Philosophers have been more candid still. Aldous Huxley admitted that his embrace of a meaningless universe served a liberating function, dissolving moral constraints that interfered with personal and political desires. Meaninglessness, in this light, operates as a tool rather than a discovery.

Against this backdrop, Albert Einstein’s perspective feels almost radical in its balance. Science, art, and religion, he suggested, grow from the same tree, each striving to ennoble human life and lift it beyond mere physical existence. None alone exhausts the human project.

This returns us to the central problem. Science, magnificent in its domain, does not fill the existential space that religion occupies. It explains mechanisms, not meanings. It describes processes, not purposes. When religion is abandoned, that space does not vanish; it is colonized. Materialism rushes in, carrying its own dogmas, its own taboos, its own unspoken articles of faith.

Advocates of abandoning religion rarely articulate which path they actually favor. Do they seek reform rather than eradication? Do they propose replacing religion with scientism, treating material explanations as the final word on all matters? Or do they imagine a humanity content to relinquish the search for higher meaning altogether, confining itself to what can be measured and tested? The last option collapses into materialism by another name. Agnosticism, often offered as a refuge, answers fewer questions than it avoids.

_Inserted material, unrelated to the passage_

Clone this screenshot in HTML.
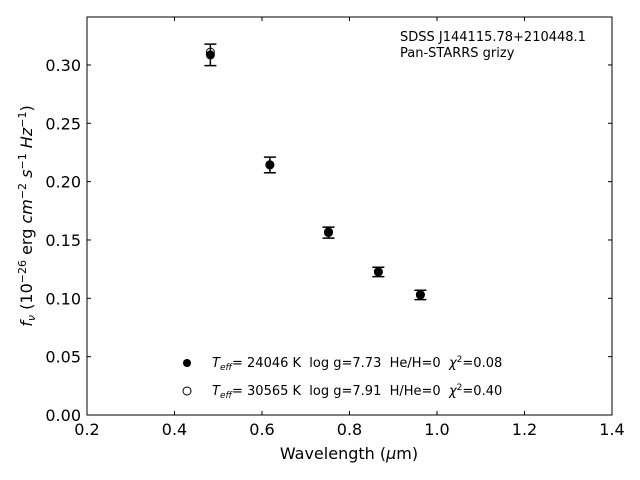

Science has limits. There are dimensions of the human experience—consciousness, moral intuition, aesthetic transcendence—that resist reduction without remainder. To believe that omniscience awaits at the end of a purely materialist road requires an act of faith every bit as profound as belief in revelation—or even more so. It substitutes one absolute for another and calls the exchange progress.

If religion has failed, the question remains: failed at what, and by whose standard? If the failure lies in dogmatism, abuse of power, and the silencing of dissent, then replacing it with an ideology that reproduces those same features achieves little. The remedy cannot be another closed system masquerading as openness.

The alternative may be less satisfying to those who crave final answers. It may involve living with uncertainty, resisting the temptation to absolutize any single framework, and acknowledging that different tools serve different questions. Science excels at uncovering how the physical world works. It stumbles when asked why it matters. Religion gestures toward meaning while often faltering in humility. Wisdom may lie in refusing to let either pretend to be complete.

To abandon religion without reflection is easy. To confront the hunger it addresses, and the ways that hunger reasserts itself under new banners, demands far more courage.